Il y a eu certes, au cours de ce mois, une baisse des 9,2% des prix des légumes, mais parallèlement les augmentations étaient au rendez-vous pour le reste des produits relevant de ce chapitre. L’accroissement le plus important a touché la viande de poulet (+9,7%) et avec des degrés moindres la viande rouge (+1,7%) et les fruits (+1,9%). Cela pour dire que c’est le couffin des ménages (par rapport aux autres catégories de produits) qui subit le plus les hausses des prix. Ce qui se répercute lourdement sur le pouvoir d’achat des consommateurs en dépit des mesures prises pour réguler le marché. Cette tendance étai également perceptible en 2023. Au cours de cette période, les prix des biens alimentaires inscrivent une hausse de 13,3% en 2023, due essentiellement à l’accélération du rythme de hausse des prix des produits agricoles frais qui sont passés de 12,9% en 2022 à 22,1%.
Ce que l’ONS explique par la hausse sensible des viandes et abats de mouton qui à travers une variation de +34,9%. Aussi, après une baisse de 3,5% en 2022, la viande de poulet a marqué un croissement important de 26,0% en 2023. Actuellement, le poulet est cédé à plus de 480 DA le kilogramme sur le marché. L’importation du poulet brésilien n’a pas contribué à faire baisser les prix. La pomme de terre, fortement consommée par les ménages, connaît par ailleurs en cette rentrée sociale une hausse dépassant les 130 DA/kg. Idem pour les fruits qui sont en majorité loin d’être à la portée des consommateurs.
Ce sont autant d’indicateurs qui illustrent l’ampleur du travail à faire pour assurer un certain équilibre des prix sur un marché assujetti à des crises cycliques dans plusieurs filières : des légumes, aux fruits en passant par les viandes et les poissons. Certes, les produits frais dépendent directement de leur caractère saisonnier, de leur disponibilité et des conditions de leur commercialisation, mais leur poids pèse de plus en plus lourd dans les dépenses des ménages. D’où l’urgence de solutions adéquates pour améliorer les rendements et réguler le marché. Comment ?
«Protéger le revenu des agriculteurs et préserver le pouvoir d'achat»

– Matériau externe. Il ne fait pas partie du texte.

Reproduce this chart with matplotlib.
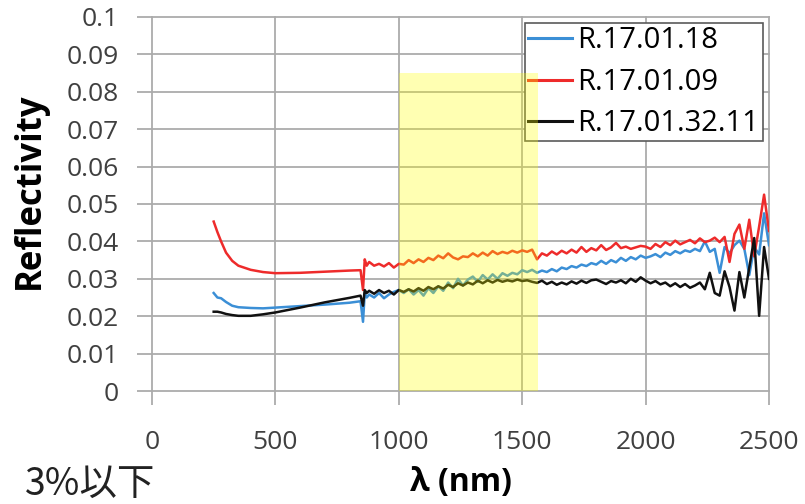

En réponse à cette question, l’expert agricole Aissa Manseur nous dit : «La hausse de la production agricole est tout à fait envisageable et peut être le résultat de notre engagement et de notre volonté à déployer les efforts nécessaires pour y parvenir.» A très court terme, il s’agit pour notre spécialiste de respecter les conditions de production.
C’est-à-dire suivre l’itinéraire technique de chaque culture. «Cela concerne essentiellement la fertilisation, la protection phytosanitaire et l’irrigation. Ce qui conduira inéluctablement à améliorer les rendements, donc la production», nous explique encore Aissa Manseur. Pour ce dernier, cela peut induire probablement des frais supplémentaires pour les agriculteurs. Mais, suggère-t-il, «l’Etat peut intervenir en instaurant un soutien ciblé, direct ou indirect».
A moyen terme, la hausse de la production peut être réalisée par l’extension des surfaces cultivables. «Il y a une grande volonté chez beaucoup d’opérateurs pour investir dans diverses filières agricoles, mais il faut reconnaître qu’il existe toujours des entraves bureaucratiques qui retardent ou empêchent carrément d’atteindre cet objectif», regrette M. Manseur. Et de préciser qu’en terme de production maraîchère, le problème ne se pose pas à l’exception de deux ou trois qui subissent des perturbations durant des périodes bien précises. «Pour les produits arboricoles, on constate qu’il n’y a pas suffisamment de production.
Ce qui se répercute sur les prix qui connaissent des flambées, pour certains produits durant toute l’année !» poursuit M. Manseur. Et de conclure : «Il ne suffit pas de penser uniquement à la hausse de la production, mais également au système de régulation : un système de régulation performant qui protège le revenu des agriculteurs et préserve le pouvoir d’achat des consommateurs.» Pour cela, faudrait-il avoir des données fiables en identifiant les producteurs et en planifiant les besoins. «Ce qui permettra de maîtriser tout le circuit de production et de commercialisation.»
Sur ce dossier, les résultats du troisième recensement général de l’agriculture seraient d’un grand apport.